Rows from a dataset of charts and code
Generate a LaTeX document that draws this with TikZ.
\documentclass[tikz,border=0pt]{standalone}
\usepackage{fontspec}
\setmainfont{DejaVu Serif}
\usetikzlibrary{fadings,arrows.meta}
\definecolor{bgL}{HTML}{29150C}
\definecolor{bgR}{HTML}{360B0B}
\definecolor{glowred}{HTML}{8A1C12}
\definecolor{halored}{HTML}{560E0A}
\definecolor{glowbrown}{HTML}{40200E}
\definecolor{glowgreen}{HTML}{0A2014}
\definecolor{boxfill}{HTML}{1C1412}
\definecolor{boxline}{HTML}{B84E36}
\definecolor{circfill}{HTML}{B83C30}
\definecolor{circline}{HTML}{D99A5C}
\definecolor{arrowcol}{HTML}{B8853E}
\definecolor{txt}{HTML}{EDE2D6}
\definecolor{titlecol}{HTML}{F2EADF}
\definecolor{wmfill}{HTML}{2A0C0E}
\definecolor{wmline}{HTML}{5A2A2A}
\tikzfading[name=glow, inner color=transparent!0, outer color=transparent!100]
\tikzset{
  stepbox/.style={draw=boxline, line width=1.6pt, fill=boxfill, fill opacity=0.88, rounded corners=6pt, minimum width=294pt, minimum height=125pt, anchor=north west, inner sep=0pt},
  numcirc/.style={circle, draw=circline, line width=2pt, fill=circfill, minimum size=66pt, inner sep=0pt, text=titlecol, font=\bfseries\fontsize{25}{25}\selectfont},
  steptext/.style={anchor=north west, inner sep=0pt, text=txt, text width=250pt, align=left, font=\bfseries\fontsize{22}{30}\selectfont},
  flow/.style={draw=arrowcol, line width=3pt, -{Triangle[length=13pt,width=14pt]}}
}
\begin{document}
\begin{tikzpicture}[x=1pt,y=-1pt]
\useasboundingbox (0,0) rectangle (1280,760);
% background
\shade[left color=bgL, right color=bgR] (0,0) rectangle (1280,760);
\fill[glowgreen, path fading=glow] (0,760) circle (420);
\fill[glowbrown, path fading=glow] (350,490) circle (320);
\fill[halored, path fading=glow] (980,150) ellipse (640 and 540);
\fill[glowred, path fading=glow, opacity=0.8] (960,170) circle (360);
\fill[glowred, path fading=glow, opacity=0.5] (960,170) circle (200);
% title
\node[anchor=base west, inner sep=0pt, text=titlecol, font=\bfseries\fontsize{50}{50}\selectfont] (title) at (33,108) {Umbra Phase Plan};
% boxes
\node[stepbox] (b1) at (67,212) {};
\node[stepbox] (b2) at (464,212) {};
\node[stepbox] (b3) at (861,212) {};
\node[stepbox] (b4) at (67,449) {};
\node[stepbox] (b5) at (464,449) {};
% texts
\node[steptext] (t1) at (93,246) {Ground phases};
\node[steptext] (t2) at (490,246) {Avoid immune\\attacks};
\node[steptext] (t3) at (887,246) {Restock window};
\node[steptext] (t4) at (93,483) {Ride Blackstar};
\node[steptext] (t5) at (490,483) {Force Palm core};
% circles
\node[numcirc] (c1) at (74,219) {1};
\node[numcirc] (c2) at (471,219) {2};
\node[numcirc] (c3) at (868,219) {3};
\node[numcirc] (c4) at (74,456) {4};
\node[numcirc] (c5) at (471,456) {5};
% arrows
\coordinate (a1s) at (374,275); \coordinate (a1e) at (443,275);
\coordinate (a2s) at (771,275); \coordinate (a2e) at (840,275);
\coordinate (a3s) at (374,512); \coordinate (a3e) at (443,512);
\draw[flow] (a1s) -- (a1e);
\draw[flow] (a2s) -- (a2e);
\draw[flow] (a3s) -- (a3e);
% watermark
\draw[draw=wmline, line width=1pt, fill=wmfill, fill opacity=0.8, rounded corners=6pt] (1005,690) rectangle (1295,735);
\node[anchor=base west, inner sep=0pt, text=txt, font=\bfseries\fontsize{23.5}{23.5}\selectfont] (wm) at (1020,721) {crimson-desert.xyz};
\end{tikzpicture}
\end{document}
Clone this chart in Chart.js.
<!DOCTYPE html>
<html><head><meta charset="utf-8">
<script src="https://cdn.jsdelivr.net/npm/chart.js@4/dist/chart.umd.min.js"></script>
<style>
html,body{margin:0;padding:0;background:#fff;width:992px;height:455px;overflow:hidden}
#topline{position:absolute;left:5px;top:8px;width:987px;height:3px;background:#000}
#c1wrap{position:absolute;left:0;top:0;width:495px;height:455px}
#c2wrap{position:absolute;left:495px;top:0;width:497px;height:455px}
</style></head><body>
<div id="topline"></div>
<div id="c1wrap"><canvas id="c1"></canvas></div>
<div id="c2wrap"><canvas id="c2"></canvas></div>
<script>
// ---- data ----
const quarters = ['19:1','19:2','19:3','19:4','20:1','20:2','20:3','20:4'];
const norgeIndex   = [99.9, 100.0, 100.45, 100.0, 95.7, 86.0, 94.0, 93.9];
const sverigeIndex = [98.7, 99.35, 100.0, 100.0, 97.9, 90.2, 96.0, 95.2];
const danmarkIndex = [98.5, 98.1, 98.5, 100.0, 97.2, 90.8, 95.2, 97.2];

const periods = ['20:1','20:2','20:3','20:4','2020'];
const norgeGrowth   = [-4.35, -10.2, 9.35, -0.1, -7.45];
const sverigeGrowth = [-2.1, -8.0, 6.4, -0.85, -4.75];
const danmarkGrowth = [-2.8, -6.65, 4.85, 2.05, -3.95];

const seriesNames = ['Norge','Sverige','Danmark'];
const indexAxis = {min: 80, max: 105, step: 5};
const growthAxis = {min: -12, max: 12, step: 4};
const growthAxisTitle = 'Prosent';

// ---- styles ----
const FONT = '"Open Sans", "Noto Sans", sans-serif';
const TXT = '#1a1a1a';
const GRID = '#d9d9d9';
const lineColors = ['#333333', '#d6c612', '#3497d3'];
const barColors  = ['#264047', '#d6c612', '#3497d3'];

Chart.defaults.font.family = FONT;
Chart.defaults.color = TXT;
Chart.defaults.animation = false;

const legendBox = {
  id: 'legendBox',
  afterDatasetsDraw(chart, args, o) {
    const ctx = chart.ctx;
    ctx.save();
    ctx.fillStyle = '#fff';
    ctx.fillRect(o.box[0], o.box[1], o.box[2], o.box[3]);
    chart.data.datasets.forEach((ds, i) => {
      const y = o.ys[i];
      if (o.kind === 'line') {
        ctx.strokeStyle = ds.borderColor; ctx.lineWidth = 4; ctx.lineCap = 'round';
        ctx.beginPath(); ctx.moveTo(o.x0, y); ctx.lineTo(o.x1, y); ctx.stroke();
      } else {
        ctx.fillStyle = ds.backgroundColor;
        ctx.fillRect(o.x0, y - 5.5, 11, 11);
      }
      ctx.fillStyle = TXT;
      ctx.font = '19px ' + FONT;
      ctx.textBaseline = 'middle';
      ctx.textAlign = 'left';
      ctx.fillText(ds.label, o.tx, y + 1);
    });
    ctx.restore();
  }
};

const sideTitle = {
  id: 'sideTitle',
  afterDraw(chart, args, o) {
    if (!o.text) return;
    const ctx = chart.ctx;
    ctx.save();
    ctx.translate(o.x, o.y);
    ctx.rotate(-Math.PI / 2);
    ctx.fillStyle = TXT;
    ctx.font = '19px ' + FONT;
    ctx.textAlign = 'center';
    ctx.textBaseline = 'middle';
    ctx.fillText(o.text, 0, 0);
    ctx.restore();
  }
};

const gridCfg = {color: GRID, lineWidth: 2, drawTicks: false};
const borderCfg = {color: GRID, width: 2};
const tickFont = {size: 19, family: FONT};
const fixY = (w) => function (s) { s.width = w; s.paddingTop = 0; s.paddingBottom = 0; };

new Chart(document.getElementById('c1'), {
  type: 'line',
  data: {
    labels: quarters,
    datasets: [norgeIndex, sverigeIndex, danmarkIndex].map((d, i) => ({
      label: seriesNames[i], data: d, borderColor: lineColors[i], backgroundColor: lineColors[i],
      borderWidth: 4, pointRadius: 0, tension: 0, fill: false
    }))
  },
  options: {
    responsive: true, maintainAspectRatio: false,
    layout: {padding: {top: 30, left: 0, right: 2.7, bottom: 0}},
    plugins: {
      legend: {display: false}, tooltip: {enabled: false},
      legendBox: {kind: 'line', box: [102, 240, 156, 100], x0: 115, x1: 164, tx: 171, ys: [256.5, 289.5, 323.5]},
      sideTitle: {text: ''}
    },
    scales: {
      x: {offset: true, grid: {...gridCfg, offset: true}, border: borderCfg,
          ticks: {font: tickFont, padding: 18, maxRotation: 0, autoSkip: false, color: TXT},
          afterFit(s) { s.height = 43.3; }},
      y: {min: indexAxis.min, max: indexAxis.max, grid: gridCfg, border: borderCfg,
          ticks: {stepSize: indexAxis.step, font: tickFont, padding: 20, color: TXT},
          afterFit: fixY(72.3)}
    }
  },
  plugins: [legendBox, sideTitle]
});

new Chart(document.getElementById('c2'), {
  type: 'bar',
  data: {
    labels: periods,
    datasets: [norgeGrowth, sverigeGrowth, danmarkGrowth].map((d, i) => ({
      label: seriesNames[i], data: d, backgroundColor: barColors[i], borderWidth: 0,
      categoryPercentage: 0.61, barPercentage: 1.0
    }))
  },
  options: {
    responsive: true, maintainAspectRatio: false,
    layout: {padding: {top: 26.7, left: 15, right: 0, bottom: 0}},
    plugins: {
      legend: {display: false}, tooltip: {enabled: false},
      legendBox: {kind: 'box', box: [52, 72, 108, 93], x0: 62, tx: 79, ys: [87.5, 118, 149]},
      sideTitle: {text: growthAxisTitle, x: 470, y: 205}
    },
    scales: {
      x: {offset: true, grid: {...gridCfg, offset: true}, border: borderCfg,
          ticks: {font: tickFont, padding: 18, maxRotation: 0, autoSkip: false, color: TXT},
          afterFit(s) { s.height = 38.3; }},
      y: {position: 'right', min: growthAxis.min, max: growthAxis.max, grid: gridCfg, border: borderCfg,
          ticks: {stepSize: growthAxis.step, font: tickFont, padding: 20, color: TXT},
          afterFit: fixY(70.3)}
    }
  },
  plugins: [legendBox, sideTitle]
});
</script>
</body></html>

EXERCISE >>
Within the listing above, extract exactly the lines from the line with "Clone this chart in Chart.js." to the line with "const growthAxisTitle = 'Prosent';", the two named lines included, and no others.

ANSWER TO THIS EXERCISE >>
Clone this chart in Chart.js.
<!DOCTYPE html>
<html><head><meta charset="utf-8">
<script src="https://cdn.jsdelivr.net/npm/chart.js@4/dist/chart.umd.min.js"></script>
<style>
html,body{margin:0;padding:0;background:#fff;width:992px;height:455px;overflow:hidden}
#topline{position:absolute;left:5px;top:8px;width:987px;height:3px;background:#000}
#c1wrap{position:absolute;left:0;top:0;width:495px;height:455px}
#c2wrap{position:absolute;left:495px;top:0;width:497px;height:455px}
</style></head><body>
<div id="topline"></div>
<div id="c1wrap"><canvas id="c1"></canvas></div>
<div id="c2wrap"><canvas id="c2"></canvas></div>
<script>
// ---- data ----
const quarters = ['19:1','19:2','19:3','19:4','20:1','20:2','20:3','20:4'];
const norgeIndex   = [99.9, 100.0, 100.45, 100.0, 95.7, 86.0, 94.0, 93.9];
const sverigeIndex = [98.7, 99.35, 100.0, 100.0, 97.9, 90.2, 96.0, 95.2];
const danmarkIndex = [98.5, 98.1, 98.5, 100.0, 97.2, 90.8, 95.2, 97.2];

const periods = ['20:1','20:2','20:3','20:4','2020'];
const norgeGrowth   = [-4.35, -10.2, 9.35, -0.1, -7.45];
const sverigeGrowth = [-2.1, -8.0, 6.4, -0.85, -4.75];
const danmarkGrowth = [-2.8, -6.65, 4.85, 2.05, -3.95];

const seriesNames = ['Norge','Sverige','Danmark'];
const indexAxis = {min: 80, max: 105, step: 5};
const growthAxis = {min: -12, max: 12, step: 4};
const growthAxisTitle = 'Prosent';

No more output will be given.